>> START Data section

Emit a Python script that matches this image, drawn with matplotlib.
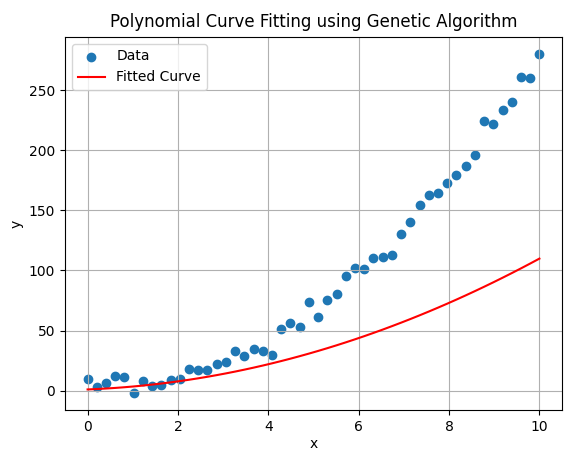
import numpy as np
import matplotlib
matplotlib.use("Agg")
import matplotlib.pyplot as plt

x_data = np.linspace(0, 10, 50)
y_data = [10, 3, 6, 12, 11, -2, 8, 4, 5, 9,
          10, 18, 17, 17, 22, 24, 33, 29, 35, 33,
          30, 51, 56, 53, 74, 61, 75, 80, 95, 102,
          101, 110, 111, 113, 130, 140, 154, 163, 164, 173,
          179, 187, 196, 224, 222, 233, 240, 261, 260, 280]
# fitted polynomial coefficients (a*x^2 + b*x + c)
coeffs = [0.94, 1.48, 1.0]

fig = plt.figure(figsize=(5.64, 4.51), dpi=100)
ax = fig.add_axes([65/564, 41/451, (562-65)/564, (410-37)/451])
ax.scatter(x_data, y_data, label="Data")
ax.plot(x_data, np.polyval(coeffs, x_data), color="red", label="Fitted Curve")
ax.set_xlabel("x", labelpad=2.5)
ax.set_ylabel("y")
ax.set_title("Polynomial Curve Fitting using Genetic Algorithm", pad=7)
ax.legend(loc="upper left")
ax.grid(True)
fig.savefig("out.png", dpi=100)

>> END Data section

__What to work on__
Retype the listing exactly. Pictures do not belong in the copy.

__Worked answer__
Emit a Python script that matches this image, drawn with matplotlib.
import numpy as np
import matplotlib
matplotlib.use("Agg")
import matplotlib.pyplot as plt

x_data = np.linspace(0, 10, 50)
y_data = [10, 3, 6, 12, 11, -2, 8, 4, 5, 9,
          10, 18, 17, 17, 22, 24, 33, 29, 35, 33,
          30, 51, 56, 53, 74, 61, 75, 80, 95, 102,
          101, 110, 111, 113, 130, 140, 154, 163, 164, 173,
          179, 187, 196, 224, 222, 233, 240, 261, 260, 280]
# fitted polynomial coefficients (a*x^2 + b*x + c)
coeffs = [0.94, 1.48, 1.0]

fig = plt.figure(figsize=(5.64, 4.51), dpi=100)
ax = fig.add_axes([65/564, 41/451, (562-65)/564, (410-37)/451])
ax.scatter(x_data, y_data, label="Data")
ax.plot(x_data, np.polyval(coeffs, x_data), color="red", label="Fitted Curve")
ax.set_xlabel("x", labelpad=2.5)
ax.set_ylabel("y")
ax.set_title("Polynomial Curve Fitting using Genetic Algorithm", pad=7)
ax.legend(loc="upper left")
ax.grid(True)
fig.savefig("out.png", dpi=100)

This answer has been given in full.